= Denhof Opera Company =

Ernst Denhof in about 1910

The Denhof Opera Company was an Edinburgh-based professional opera company founded in 1910 by Ernst Denhof to perform Wagner's The Ring of the Nibelung in English. It was the first major opera-performing Company to be established with a base in Scotland. After a series of financial losses it was taken over by Thomas Beecham in 1913 who used it as the basis for his Beecham Opera Company.

Cicely Gleeson-White as Brünnhilde in Denhof's 1911 Siegfried

The Denhof Opera Company was formed in 1910 by Ernst Denhof (1862-1936), an Austrian-born Swiss pianist, musical impresario and teacher based in Edinburgh in Scotland who was inspired by Wagner's The Ring of the Nibelung cycles given at the Royal Opera House at Covent Garden in 1908 to give performances of The Ring in English in Scotland. Denhof hired The Scottish Orchestra augmented with players from London while many of the singers from the Covent Garden performances in 1908 were also hired, including Agnes Nicholls as Brünnhilde, Robert Radford as Hunding and Fasolt, Francis Maclennan (1873-1935), an American tenor with the Moody-Manners Opera Company as Siegmund in The Valkyrie and as Siegfried, and his wife Florence Easton as Freia, Sieglinde, the Woodbird in the first cycle and Gutrune. Edna Thornton sang Erda in Das Rheingold, Thomas Meux was Alberich in The Ring, Sydney Russell was Mime and Frederic Austin was Wotan in Das Rheingold and later The Wanderer in Siegfried. The elaborate sets and costumes were from Germany.

Opening performance from Wagner's The Valkyrie (1911)
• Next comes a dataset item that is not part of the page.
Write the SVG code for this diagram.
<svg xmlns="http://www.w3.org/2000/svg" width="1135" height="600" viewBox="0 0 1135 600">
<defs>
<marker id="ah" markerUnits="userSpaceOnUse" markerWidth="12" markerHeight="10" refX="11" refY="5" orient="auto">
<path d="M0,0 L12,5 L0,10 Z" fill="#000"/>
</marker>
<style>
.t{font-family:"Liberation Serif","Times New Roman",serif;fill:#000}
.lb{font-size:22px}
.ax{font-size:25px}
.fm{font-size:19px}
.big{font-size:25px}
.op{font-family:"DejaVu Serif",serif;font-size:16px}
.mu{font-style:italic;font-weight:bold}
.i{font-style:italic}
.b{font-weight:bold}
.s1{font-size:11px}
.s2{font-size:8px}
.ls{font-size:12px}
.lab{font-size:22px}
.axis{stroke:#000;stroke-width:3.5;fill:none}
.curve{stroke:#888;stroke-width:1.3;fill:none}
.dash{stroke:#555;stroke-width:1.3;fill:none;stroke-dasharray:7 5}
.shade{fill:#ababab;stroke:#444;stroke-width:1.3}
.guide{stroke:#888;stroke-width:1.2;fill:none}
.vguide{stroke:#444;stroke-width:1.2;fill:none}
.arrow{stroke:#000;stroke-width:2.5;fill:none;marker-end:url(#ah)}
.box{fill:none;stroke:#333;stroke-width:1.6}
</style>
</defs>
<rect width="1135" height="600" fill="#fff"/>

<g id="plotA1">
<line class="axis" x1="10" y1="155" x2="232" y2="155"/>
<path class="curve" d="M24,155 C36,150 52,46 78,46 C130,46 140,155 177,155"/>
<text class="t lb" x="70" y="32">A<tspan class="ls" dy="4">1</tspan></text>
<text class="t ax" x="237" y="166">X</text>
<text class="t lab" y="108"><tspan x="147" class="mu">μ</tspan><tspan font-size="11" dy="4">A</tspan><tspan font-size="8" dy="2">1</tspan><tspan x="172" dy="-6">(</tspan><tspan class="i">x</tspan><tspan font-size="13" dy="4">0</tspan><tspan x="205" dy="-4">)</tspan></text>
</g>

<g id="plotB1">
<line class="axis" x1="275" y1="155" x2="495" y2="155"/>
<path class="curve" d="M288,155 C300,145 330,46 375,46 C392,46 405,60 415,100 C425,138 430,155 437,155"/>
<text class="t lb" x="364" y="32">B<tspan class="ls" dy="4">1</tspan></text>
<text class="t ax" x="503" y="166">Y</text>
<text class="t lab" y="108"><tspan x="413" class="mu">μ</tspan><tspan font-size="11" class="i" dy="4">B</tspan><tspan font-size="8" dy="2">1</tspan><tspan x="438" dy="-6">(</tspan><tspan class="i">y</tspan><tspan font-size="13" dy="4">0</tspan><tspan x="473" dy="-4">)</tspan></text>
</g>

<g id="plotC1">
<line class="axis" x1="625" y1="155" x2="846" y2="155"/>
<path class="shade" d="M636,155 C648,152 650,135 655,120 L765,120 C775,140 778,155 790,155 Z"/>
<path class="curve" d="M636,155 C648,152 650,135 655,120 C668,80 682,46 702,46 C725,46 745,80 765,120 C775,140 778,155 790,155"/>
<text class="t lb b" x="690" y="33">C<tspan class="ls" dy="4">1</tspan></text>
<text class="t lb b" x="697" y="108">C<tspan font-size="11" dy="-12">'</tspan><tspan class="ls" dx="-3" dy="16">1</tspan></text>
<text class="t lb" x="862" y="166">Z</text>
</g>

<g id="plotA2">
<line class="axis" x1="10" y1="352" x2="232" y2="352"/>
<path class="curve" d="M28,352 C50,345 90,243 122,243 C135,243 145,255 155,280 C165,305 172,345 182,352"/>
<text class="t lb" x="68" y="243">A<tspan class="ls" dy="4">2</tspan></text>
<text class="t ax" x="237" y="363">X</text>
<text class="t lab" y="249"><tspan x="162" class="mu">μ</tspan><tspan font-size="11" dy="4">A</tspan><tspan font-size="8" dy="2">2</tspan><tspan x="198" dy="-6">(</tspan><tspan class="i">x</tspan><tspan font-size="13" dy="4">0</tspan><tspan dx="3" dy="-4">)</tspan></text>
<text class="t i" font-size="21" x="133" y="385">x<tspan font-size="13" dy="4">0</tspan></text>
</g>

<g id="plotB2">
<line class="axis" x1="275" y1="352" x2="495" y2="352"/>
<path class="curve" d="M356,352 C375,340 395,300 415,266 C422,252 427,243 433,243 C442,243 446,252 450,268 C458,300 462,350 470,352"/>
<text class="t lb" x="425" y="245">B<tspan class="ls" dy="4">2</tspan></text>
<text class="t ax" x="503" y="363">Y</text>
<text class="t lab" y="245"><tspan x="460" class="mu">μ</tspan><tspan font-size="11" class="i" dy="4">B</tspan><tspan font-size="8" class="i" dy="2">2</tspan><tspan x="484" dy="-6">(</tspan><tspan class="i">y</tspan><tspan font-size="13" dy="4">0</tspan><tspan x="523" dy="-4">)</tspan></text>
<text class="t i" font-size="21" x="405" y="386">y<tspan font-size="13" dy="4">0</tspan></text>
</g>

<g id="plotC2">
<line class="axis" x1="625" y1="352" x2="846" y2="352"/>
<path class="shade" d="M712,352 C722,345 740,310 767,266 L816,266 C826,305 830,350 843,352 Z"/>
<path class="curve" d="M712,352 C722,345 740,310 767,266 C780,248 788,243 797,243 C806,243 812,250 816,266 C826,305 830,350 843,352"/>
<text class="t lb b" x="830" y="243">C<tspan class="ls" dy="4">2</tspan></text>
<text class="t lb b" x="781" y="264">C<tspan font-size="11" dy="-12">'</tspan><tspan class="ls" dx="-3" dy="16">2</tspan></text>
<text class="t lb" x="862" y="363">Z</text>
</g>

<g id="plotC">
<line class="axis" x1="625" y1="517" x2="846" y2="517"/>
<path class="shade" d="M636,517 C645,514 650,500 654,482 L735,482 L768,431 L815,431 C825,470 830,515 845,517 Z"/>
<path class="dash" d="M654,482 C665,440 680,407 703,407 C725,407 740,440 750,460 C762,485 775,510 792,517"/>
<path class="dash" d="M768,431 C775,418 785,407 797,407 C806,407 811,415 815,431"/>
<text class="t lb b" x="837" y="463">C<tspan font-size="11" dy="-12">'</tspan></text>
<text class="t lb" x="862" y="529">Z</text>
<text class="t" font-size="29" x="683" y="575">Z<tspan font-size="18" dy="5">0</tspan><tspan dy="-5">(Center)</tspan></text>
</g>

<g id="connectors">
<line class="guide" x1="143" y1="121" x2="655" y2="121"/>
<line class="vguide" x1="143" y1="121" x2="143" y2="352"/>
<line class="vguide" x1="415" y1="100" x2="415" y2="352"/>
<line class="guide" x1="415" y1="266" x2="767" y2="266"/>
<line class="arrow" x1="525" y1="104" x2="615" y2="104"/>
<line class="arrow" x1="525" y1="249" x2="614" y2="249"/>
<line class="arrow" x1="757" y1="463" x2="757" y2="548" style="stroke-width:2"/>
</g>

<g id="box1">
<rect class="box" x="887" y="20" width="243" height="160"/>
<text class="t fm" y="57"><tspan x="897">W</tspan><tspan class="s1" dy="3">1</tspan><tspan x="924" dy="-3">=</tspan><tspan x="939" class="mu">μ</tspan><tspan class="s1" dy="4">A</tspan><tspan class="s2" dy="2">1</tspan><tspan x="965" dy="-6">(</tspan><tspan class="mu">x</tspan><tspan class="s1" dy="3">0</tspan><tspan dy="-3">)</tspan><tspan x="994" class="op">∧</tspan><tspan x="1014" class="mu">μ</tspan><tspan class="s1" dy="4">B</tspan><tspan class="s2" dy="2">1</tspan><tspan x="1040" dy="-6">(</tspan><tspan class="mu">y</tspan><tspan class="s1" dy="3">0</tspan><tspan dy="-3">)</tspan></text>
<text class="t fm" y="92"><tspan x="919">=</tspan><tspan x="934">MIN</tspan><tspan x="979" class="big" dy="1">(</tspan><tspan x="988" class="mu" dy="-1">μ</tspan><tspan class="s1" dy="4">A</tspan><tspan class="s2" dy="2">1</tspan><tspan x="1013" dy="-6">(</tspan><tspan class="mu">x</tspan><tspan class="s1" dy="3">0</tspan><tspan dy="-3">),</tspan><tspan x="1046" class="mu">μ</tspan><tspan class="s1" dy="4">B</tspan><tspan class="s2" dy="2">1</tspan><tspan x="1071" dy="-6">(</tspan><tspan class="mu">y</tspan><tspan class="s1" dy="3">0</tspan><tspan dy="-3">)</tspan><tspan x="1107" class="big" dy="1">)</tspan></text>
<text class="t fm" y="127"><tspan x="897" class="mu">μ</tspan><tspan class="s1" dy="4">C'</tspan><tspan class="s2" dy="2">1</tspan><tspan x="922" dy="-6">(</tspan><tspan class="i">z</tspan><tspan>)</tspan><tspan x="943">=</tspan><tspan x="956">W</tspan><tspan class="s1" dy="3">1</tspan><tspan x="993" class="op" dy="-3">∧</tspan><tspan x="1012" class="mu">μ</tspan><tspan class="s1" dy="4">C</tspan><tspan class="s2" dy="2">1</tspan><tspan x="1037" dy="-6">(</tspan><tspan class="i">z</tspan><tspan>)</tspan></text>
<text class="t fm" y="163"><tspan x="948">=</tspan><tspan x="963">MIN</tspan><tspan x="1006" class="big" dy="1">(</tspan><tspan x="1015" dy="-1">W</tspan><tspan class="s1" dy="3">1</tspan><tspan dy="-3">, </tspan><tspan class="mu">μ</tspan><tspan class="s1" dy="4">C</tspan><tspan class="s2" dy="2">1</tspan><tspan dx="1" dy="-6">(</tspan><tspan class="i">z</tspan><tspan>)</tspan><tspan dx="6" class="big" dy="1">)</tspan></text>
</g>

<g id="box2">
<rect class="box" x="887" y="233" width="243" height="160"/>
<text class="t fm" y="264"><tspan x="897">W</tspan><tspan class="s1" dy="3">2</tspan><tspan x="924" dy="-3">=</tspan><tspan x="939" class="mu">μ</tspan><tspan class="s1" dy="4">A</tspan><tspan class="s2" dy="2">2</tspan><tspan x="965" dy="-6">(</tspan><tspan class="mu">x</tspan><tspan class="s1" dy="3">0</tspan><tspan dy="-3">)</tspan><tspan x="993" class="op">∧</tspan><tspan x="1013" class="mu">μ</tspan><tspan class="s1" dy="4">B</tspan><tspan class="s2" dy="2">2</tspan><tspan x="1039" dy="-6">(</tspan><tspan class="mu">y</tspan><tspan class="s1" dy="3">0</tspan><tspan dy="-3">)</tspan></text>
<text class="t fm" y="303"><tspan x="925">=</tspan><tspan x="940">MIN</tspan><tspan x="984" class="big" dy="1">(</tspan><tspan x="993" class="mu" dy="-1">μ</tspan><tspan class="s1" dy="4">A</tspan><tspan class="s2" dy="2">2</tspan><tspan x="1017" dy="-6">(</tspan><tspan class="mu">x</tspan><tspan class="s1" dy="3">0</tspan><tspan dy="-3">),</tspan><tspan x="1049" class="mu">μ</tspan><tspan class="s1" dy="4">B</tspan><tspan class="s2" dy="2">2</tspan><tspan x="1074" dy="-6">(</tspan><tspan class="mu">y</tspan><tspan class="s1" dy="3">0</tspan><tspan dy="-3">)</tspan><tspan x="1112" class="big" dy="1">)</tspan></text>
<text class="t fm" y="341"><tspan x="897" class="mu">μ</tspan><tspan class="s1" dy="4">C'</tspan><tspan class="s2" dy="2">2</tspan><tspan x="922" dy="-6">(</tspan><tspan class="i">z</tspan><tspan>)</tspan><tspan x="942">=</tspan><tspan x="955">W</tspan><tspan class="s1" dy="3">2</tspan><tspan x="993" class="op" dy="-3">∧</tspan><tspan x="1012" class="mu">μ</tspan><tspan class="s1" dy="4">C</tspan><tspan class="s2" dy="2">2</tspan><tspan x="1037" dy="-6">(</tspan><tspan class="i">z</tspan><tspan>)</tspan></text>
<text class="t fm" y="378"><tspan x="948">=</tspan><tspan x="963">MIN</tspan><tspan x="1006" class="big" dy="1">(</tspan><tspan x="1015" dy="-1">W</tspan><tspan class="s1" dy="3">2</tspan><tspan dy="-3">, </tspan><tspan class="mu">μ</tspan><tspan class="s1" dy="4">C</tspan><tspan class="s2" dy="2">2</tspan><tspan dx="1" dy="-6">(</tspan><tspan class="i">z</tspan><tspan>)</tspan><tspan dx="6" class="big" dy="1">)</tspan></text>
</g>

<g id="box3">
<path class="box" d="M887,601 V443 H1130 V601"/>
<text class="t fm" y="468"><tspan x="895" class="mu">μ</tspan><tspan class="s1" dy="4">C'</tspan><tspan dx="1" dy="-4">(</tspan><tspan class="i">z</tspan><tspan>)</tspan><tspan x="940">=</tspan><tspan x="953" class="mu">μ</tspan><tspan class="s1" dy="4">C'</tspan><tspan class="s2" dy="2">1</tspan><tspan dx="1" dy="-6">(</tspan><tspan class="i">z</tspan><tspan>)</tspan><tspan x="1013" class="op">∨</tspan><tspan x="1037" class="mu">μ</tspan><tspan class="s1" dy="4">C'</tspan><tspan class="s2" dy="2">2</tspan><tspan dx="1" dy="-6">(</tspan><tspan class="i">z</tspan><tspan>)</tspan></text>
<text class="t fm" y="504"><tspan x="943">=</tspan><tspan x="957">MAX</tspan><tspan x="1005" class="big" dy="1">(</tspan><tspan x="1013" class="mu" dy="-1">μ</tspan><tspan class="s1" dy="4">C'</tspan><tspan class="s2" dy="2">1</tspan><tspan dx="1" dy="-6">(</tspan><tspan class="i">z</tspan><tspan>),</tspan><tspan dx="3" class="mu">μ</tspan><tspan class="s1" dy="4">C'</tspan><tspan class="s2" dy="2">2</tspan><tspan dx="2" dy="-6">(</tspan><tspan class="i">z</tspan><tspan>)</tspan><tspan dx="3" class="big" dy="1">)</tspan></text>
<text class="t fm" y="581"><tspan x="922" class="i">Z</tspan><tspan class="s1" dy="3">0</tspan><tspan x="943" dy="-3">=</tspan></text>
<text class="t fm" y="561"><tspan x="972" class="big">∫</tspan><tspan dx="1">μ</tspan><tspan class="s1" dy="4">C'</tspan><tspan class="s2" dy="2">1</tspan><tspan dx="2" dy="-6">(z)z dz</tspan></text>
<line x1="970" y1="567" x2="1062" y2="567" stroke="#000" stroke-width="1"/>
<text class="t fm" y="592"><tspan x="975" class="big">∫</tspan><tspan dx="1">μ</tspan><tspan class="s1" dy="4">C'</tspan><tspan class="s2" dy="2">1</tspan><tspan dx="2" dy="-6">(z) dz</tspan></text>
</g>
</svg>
The Company's first series in 1910 was under the baton of conductor Michael Balling, who had just returned from Bayreuth where he had conducted from 1906 to 1909; this first series was a success and lead Denhof to take his new Company on a tour of the provinces where it gave performances at Leeds, Manchester and Glasgow in 1911, and Hull, Leeds, Liverpool, Manchester and Glasgow in 1912 using local orchestras. Later the Company gave the first performances in English of Strauss's Elektra as well as performances of Gluck’s Orfeo ed Euridice, The Flying Dutchman and The Master-Singers of Nuremberg. By 1913 the Company numbered 200 members, including an orchestra of 82, a chorus of 90 and a ballet of 24. That year it gave the first productions in English of Der Rosenkavalier, Pelléas et Mélisande and Die Zauberflöte. After two weeks performing in Birmingham and one in Manchester Denhof suffered financial losses of £4000 and the Company was taken over by Thomas Beecham, one of the conductors for the 1913 season, who financed and completed most of the Company's scheduled performances and who used it to create the core of what became the Beecham Opera Company. Somewhat chastened, Ernst Denhof returned to the relative obscurity of teaching music in Edinburgh and died in Exeter on 5 December 1936.

Performers with the Company included John Coates, Marie Brema, Thomas Beecham, Frederic Austin, Frank Mullings, Clytie Hine, Michael Balling and Caroline Hatchard.